Conditions, Risk, and Deal Management
Accepting an offer is not the finish line.
Conditions introduce uncertainty. Financing, inspections, document reviews, and appraisals all need to be navigated carefully.
Sellers who understand this phase remain proactive rather than reactive. Addressing issues early and clearly reduces deal collapse risk.
Risk management during this phase protects both timelines and outcomes.
Appraisals, Financing, and Buyer Follow-Through
Financing is one of the most common points of failure in a sale.
Appraisals can come in low. Lenders can impose conditions. Buyers can face unexpected hurdles. None of this is personal, but it impacts outcomes.
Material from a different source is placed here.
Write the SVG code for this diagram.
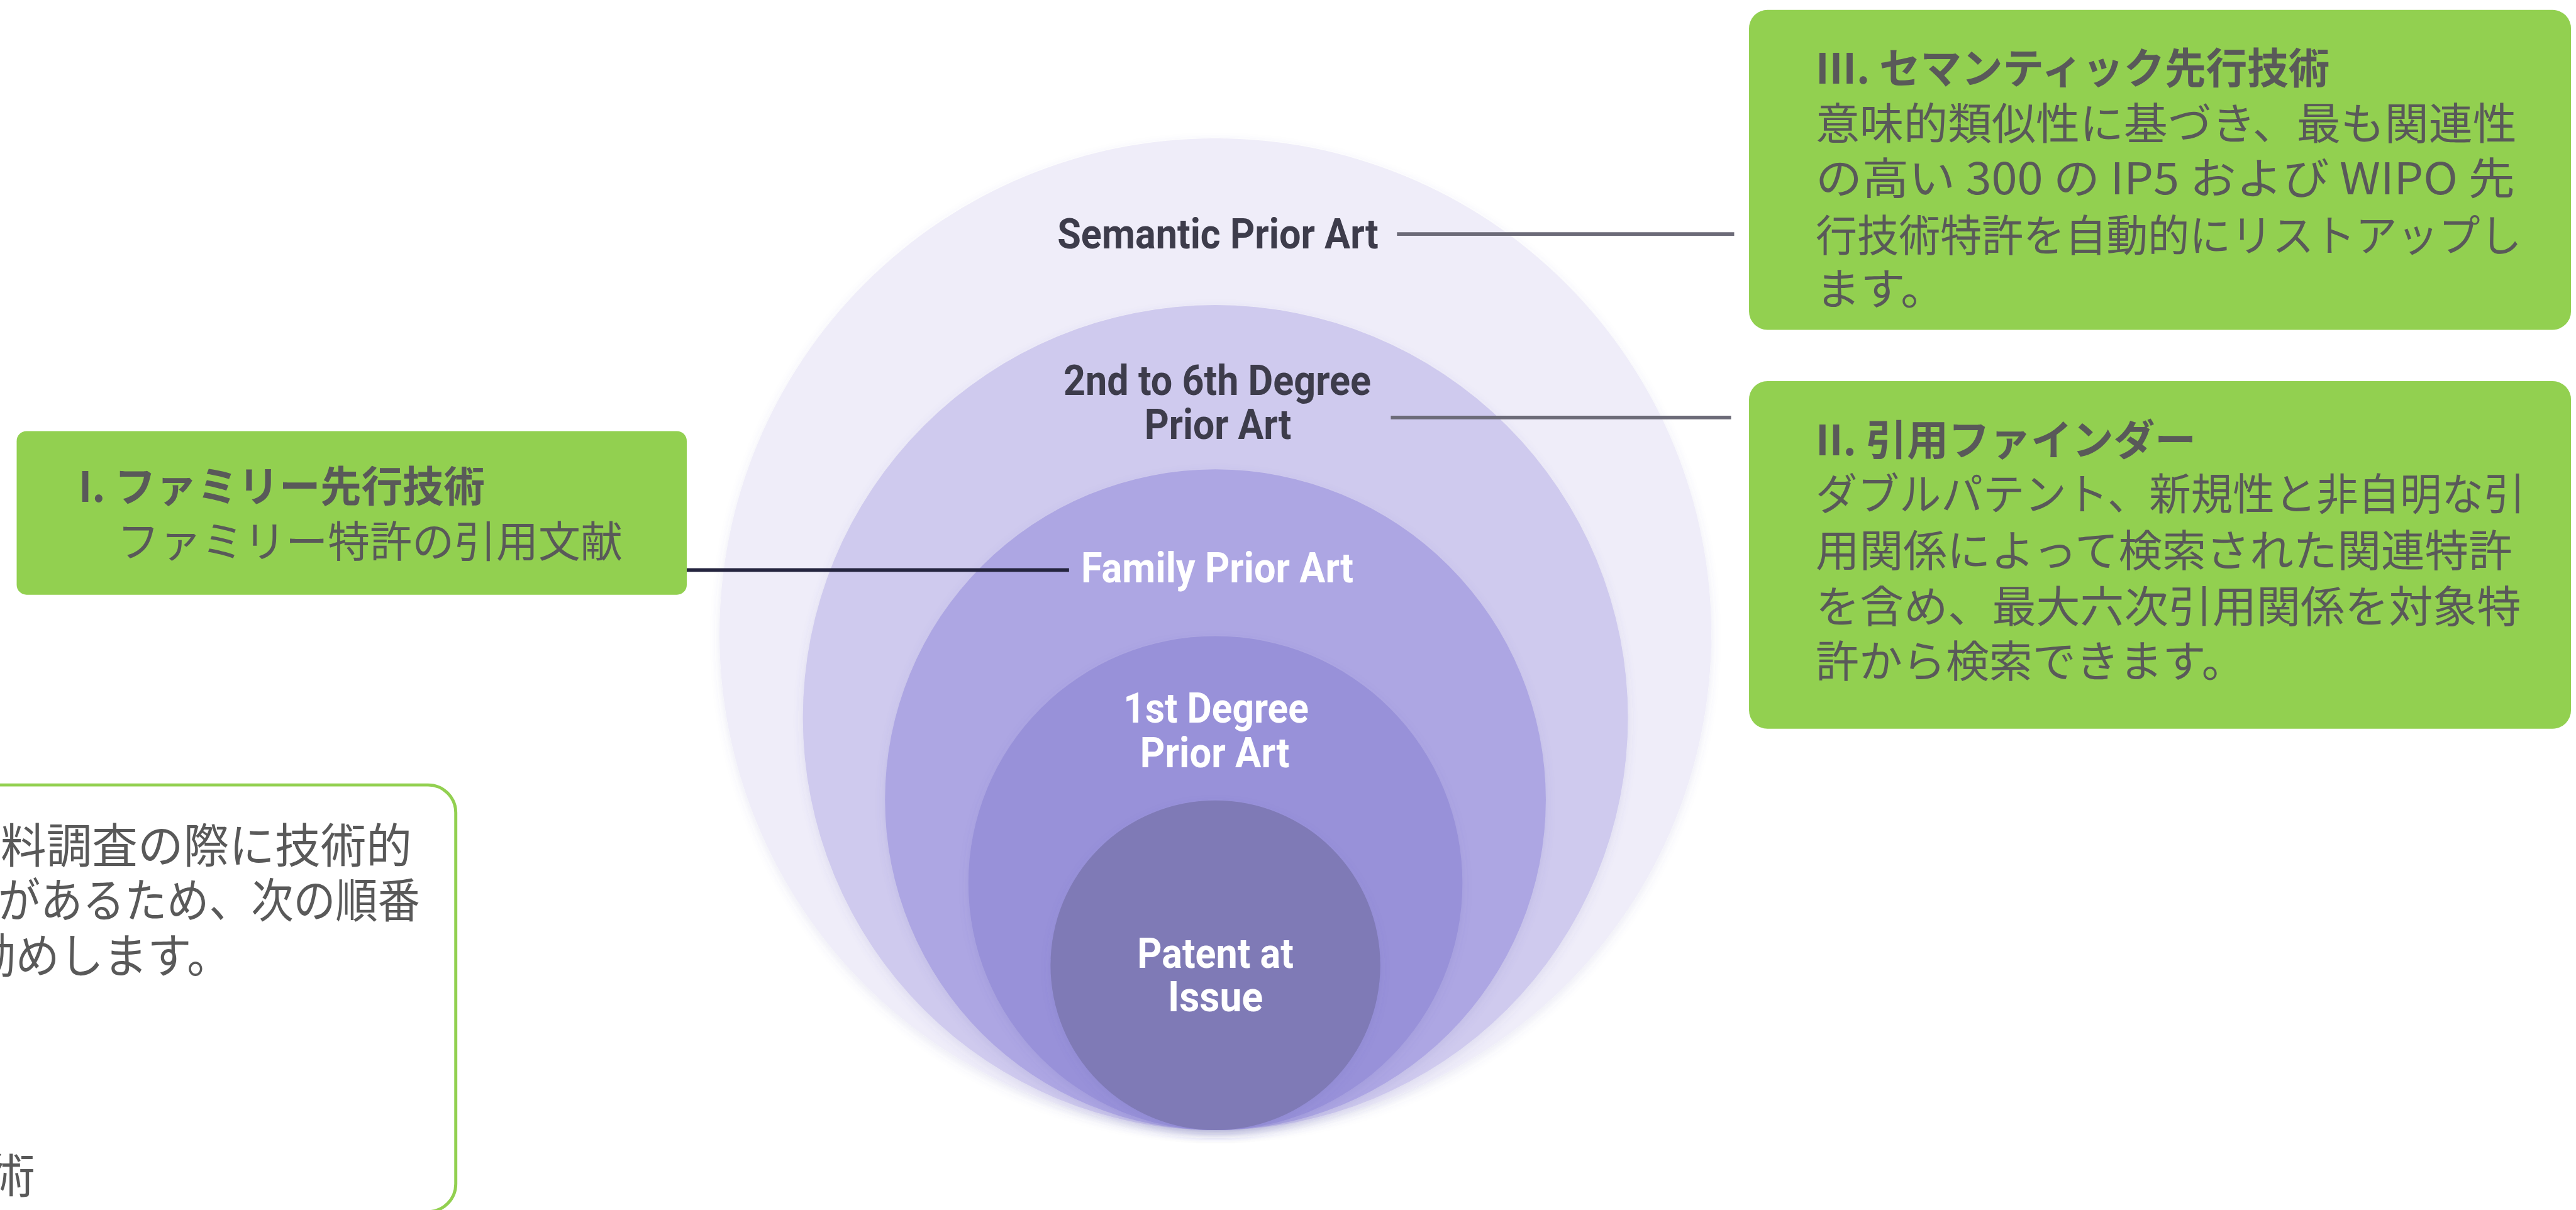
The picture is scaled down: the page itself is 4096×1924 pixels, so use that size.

Sellers who understand financing mechanics avoid panic and make more measured decisions if challenges arise.
The Final Walkthrough and Condition at Possession
The final walkthrough protects both parties.
Sellers are expected to deliver the property in substantially the same condition as when the deal was accepted, reasonable wear and tear excepted.
Overlooking this responsibility can create last-minute conflict, delays, or holdbacks. Attention to detail here protects the closing.
Preparing for Closing and Transition
Selling doesn’t end when conditions are removed.
Preparing for closing includes coordinating move-out logistics, utility transfers, document signing, and possession timelines. Organization reduces stress and prevents surprises.
Emotionally, this phase often feels anticlimactic. Sellers move from anticipation to transition quickly. Being prepared helps smooth that shift.

Selling With Confidence, Not Regret
The best selling decisions are made with clarity, not pressure.
Pressure leads to rushed pricing, reactive negotiation, and second-guessing. Confidence comes from understanding the process, the market, and your priorities.
Selling real estate is a significant milestone. Done well, it creates opportunity, momentum, and peace of mind. Done poorly, it creates lingering doubt.
The difference is rarely luck. It’s preparation, perspective, and good guidance.